I've redone my ERD to try an approach that I've recently read about which will actually store all the data for every module in one table. I did this by storing data that is common to all modules as database fields. Nothing extraordinary. However, anything that is module specific gets stored in an XML string in a field of its own.
In this way, the functionality for displaying and storing module data only has to be developed once, indexing only has to be set up once, and no new database tables need to be added to handle new module types.
Why is the XML stored in the database and not on the file system?
I could go either way on this and if you prefer to store the data on the file system, I'm okay with that. I chose to store the data in the database to ensure that all data for a page stays together. As I look long term into issues of replication, it'll be easier to replicate the data if it's all in one place.
How to handle XML
I haven't taken into account the mechanism of handling the XML information. This will be determined once I've decided on a database server and programming language that I intend to develop in. I've chosen this approach because I felt it offered the most flexibility down the road.
If I go with MySQL, I can simply export the content as a string and then transform the XML via a server-side language such as PHP.
MS SQL Server 2000 supports some XML processing. The data would still be stored as a text string in the database but I could use the sp_xml_preparedocument
stored procedure and then use OPENXML to pull out specific nodes.
Oracle and the upcoming SQL Server 2005 support a native XML datatype allowing you to do XPath queries from the database. This would allow me to offset some of the XML processing work onto the database server.
PostGreSQL, unfortunately, doesn't have the greatest documentation, so it's not evidently clear how easy a task it will be to perform XML processing on the database server. There appear to be add-ons for current versions and version 8.0.0 of PostGreSQL might be including XML support directly. If you have any links on the matter, please add them to the comments.
Coming Up
With the database design almost done, a number of the technology decisions will need to be made and the development of the framework should begin shortly.
Conversation
I've been running into the same problem lately so this topic has piqued my interest. I was also planning to use PostgreSQL as the database, and store the XML as a string in a table. My thoughts at this point on how to access that data in an easy manner from within Java would be to write a corresponding XML Schema definition for each sort of module's data type, and use the XMLBeans project to turn the XML tree into a tree of POJO Java objects which I can use directly in the code.

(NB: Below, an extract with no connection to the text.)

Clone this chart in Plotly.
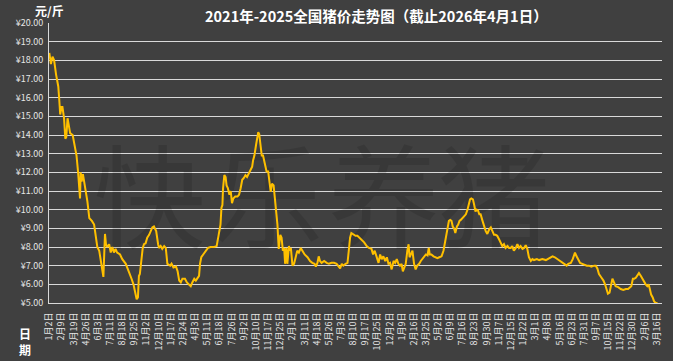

I am still in the design on paper phase and this technique is not concrete. I would be interested to hear about other ways I might be able to do this with a minimum amount of pain.
I'm curious... could you post the resource that you mentioned above that had this idea in it?
To be honest, Justin, I'm not sure where I came across the idea initially. But I wanted to be clear that I wasn't being original when I presented the concept. I did a search on Google using keywords like: "unstructured data", "flexible structure", which led to terms such as "storing and retrieving xml" along with the different DBMSs. I went through about 100 sites and a number of discussions on Google Groups.
I've been using this same concept in a slightly different manner. I have a bunch of articles that share a database, but many of the articles have different content (one might be a photo album, another is a simple announcement, another is a job posting, etc.) Most of the data used for presenting 'em in a website is consistent -- date, type, title, "blurb," etc. So that all goes in database fields. Then I have a big ol' text field in the database where I've chosen to store a string of PHP-serialized data rather than XML. (Significantly less processing, more integrateable with the language, but less portable.)
It's been working *very* well, allowing rapid development of new article/content types to fit into our content management system without rewriting any existing code (just the input/output handlers for the article types). I didn't have a source for the concept; it just made sense to do it that way. (However, I very likely read something about it years ago and so had the concept in my mind somewhere already.)
OK so this may be really left field, but. Could the database, be just one XML field (still in a database for speed and search, but optionally filebased) and have the whole templating, delivery mechanism with XSLT.
Second mad idea. What about having the whole site's data available via a RSS link so that you could get mirror and backup for the cost of a small tool.
I guess you can tell I am new to this, but then maybe one day an idea will be of value (grin).
Yours in admiration that you are designing this in public.
Good idea, this XML lark. I'm writing a CMS and am using XML to store flat file cached backups of each page, from which the viewable page is created, but your solution would mean much less proessing to get the data into that format to start with.
I'm not sure what the tradeoffs would be in terms of searching (if someone searched for "XML" would they get every item?) but it's certainly a very interesting way of thinking about things.
One of the possibilities that I thought of to circumvent the search issue is to build a related table that only stores a key to the objects table and a filtered version of the content for filtering. Any searches would be done on the indexed table with the results joined to the objects table to pull out the content for display.
The filtering could remove unnecessary words, xml/html tags, and provide any other filtering that might help improve search results.
I want to know how can we insert record in XML file using web application PHP HTML etc.